▶ Requirements
What lies from the line containing "Recreate this image" through the line containing "px_y = 100 / 543"? Print exactly those lines, with both ends, and no others.

▶ Recorded information

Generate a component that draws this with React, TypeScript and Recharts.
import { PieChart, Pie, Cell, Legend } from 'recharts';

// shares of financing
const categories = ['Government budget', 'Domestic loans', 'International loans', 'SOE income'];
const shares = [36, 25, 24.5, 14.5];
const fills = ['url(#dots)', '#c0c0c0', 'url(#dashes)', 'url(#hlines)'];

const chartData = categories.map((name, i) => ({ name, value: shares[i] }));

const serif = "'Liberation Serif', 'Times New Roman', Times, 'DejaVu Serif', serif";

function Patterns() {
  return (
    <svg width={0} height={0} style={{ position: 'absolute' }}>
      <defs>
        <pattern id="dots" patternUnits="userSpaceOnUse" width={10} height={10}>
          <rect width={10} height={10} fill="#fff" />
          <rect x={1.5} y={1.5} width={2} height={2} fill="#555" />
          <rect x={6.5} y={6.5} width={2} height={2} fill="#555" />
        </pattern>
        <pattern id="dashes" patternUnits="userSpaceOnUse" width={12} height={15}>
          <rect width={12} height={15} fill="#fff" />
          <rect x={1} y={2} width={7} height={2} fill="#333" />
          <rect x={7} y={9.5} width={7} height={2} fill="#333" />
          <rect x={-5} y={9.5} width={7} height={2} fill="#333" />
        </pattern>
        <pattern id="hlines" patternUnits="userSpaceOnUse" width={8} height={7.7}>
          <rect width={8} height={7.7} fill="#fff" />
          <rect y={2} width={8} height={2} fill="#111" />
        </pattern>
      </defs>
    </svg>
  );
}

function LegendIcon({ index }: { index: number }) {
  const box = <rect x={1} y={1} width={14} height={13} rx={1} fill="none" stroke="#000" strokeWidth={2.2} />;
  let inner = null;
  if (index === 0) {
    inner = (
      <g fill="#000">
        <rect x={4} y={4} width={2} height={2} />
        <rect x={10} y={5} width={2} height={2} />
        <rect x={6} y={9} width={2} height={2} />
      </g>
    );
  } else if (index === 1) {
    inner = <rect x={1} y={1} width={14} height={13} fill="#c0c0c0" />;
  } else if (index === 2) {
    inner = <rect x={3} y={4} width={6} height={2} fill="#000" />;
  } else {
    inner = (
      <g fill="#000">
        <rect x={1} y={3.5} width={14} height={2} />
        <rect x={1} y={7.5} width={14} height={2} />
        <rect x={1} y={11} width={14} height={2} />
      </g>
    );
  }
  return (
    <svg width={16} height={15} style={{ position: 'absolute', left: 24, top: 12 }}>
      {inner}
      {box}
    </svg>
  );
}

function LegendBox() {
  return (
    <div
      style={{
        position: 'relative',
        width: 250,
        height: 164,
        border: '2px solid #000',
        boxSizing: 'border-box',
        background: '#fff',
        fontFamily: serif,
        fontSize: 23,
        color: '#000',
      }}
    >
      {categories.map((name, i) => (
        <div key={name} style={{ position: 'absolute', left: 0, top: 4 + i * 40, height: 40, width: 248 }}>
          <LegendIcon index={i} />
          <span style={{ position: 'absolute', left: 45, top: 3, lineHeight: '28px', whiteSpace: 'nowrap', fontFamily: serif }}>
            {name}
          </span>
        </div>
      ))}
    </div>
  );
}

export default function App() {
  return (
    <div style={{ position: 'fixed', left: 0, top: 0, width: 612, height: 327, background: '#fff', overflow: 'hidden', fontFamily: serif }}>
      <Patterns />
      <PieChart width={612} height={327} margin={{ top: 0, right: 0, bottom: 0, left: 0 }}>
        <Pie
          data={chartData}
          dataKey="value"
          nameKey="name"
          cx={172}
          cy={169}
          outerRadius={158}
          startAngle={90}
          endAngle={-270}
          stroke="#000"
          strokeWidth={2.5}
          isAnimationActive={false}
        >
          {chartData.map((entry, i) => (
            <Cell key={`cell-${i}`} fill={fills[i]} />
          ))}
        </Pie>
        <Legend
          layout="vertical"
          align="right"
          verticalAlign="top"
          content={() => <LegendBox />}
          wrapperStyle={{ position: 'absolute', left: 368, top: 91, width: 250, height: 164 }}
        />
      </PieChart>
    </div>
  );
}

...

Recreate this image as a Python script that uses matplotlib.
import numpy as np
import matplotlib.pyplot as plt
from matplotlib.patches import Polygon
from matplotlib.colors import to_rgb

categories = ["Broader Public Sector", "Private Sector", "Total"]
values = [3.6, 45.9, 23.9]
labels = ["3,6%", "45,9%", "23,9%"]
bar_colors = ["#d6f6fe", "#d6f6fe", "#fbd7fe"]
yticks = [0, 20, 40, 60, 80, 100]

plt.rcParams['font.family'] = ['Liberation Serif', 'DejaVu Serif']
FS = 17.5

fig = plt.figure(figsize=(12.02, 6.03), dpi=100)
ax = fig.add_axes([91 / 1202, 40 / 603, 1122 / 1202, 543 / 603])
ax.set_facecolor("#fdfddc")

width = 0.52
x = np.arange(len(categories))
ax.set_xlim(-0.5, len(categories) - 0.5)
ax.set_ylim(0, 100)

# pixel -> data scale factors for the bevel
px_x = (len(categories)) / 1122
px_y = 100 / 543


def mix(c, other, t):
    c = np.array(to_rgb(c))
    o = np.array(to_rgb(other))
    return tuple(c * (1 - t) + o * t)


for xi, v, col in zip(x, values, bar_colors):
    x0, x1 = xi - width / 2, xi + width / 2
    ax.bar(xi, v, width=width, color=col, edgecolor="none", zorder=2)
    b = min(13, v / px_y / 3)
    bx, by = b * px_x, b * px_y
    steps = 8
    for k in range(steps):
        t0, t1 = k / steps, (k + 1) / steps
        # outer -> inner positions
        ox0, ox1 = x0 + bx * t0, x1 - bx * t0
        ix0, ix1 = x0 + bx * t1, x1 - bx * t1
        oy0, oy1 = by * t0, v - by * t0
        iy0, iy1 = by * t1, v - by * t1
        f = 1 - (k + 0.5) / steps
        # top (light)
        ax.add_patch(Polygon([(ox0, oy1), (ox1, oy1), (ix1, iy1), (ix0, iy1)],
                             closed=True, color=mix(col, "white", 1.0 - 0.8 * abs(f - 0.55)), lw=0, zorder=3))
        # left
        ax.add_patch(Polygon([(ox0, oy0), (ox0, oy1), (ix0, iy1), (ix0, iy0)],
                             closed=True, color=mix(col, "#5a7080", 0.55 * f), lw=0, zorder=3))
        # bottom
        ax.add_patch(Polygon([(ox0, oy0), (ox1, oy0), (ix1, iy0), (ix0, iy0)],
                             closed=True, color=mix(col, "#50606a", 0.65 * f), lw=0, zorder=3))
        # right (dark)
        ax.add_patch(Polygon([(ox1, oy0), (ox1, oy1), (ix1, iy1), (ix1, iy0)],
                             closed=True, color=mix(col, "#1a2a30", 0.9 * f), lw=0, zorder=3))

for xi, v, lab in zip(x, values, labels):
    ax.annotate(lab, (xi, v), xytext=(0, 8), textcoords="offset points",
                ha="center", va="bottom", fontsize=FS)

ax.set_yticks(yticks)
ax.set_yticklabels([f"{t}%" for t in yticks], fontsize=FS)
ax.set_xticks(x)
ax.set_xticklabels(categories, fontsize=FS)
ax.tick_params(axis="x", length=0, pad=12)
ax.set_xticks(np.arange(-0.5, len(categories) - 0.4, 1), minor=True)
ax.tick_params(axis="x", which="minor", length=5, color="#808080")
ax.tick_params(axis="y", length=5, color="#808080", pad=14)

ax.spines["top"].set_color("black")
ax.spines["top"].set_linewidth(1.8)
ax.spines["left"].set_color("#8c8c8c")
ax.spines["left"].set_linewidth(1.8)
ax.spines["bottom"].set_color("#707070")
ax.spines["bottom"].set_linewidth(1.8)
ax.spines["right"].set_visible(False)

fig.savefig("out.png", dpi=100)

▶ Result of the task
Recreate this image as a Python script that uses matplotlib.
import numpy as np
import matplotlib.pyplot as plt
from matplotlib.patches import Polygon
from matplotlib.colors import to_rgb

categories = ["Broader Public Sector", "Private Sector", "Total"]
values = [3.6, 45.9, 23.9]
labels = ["3,6%", "45,9%", "23,9%"]
bar_colors = ["#d6f6fe", "#d6f6fe", "#fbd7fe"]
yticks = [0, 20, 40, 60, 80, 100]

plt.rcParams['font.family'] = ['Liberation Serif', 'DejaVu Serif']
FS = 17.5

fig = plt.figure(figsize=(12.02, 6.03), dpi=100)
ax = fig.add_axes([91 / 1202, 40 / 603, 1122 / 1202, 543 / 603])
ax.set_facecolor("#fdfddc")

width = 0.52
x = np.arange(len(categories))
ax.set_xlim(-0.5, len(categories) - 0.5)
ax.set_ylim(0, 100)

# pixel -> data scale factors for the bevel
px_x = (len(categories)) / 1122
px_y = 100 / 543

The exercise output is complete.